I remember being informed the Chief Commercial Officer had decided to cut the marketing budget by fifty percent. When asked why the reduction was so drastic, the answer was to drive more innovative thinking and action — his thinking was having less money to work with would force different thinking and actions. There were other things going on at time that influenced his decision, but his point and decision was nonetheless valid.

In a discussion about goals and objectives I heard recently, a leader reenforced she was more interested in what was done opposed to what wasn’t done — the primary message was to drive action, review what was done and learn from it. It should be noted the only thing you learn from inaction is that nothing was done, and that isn’t much of a learning opportunity.

In both these examples, deciding to create an environment (and a culture) to drive action, measure it and learn from it, was the goal.

There is also another consideration to why action is an important indicator of leadership — action is something you can own and as mentioned, ownership is a key component of leadership; whereas inaction reflects nothing, and you can’t really own “nothing”.

ac·tion /ˈakSH(ə)n/ noun : the fact or process of doing something, typically to achieve an aim.

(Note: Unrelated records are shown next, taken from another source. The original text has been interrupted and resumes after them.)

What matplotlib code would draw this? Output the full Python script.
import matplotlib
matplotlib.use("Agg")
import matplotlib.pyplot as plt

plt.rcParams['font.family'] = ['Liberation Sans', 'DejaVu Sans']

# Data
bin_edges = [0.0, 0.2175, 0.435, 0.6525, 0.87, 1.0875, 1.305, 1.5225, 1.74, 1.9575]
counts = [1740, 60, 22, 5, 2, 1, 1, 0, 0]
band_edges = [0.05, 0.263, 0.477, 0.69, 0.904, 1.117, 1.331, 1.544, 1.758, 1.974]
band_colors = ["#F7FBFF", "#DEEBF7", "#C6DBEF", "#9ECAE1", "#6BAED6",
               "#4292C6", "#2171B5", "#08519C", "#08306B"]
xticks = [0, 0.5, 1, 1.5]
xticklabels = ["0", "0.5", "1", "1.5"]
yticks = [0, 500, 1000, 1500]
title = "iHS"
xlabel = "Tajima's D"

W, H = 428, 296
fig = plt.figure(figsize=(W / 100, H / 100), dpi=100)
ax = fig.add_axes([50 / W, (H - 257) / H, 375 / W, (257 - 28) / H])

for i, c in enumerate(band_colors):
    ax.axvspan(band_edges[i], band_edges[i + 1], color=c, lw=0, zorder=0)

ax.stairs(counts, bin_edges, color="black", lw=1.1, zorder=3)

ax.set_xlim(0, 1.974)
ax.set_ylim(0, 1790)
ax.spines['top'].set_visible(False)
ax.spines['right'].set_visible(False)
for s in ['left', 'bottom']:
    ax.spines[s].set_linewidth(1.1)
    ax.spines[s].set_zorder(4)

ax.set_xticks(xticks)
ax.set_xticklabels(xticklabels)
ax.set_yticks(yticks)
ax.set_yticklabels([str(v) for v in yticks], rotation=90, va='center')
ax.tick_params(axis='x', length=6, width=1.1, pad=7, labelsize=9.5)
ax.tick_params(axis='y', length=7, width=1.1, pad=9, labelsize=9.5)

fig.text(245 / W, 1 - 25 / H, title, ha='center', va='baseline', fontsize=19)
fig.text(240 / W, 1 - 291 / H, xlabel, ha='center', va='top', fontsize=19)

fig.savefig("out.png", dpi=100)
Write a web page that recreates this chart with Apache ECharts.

The definition of action itself does a pretty good job of suggesting the decision to drive action may be a crucial part of defining leadership.

iamgpe

PS — We all believe we’re making things happen and getting things done. It is important though to either spend some time with honest reflection or get honest feedback, and then ask the question, “Am I driving action or just keeping busy?”

Comments

Graham🐝 Edwards

2 years ago #2

Thx for reading @Jerry Fletcher … I will check it out. You have me curious… hope all is well,

Jerry Fletcher

2 years ago #1

Graham, Your series is also making me think. Recently I came across the Why Institute and was blown away by the clarity it brings to individual's WHY, HOW and WHAT. Full Disclosure: I'm Certified in the use of this assessment and working out how it can be used for structuring of teams as well as branding applications.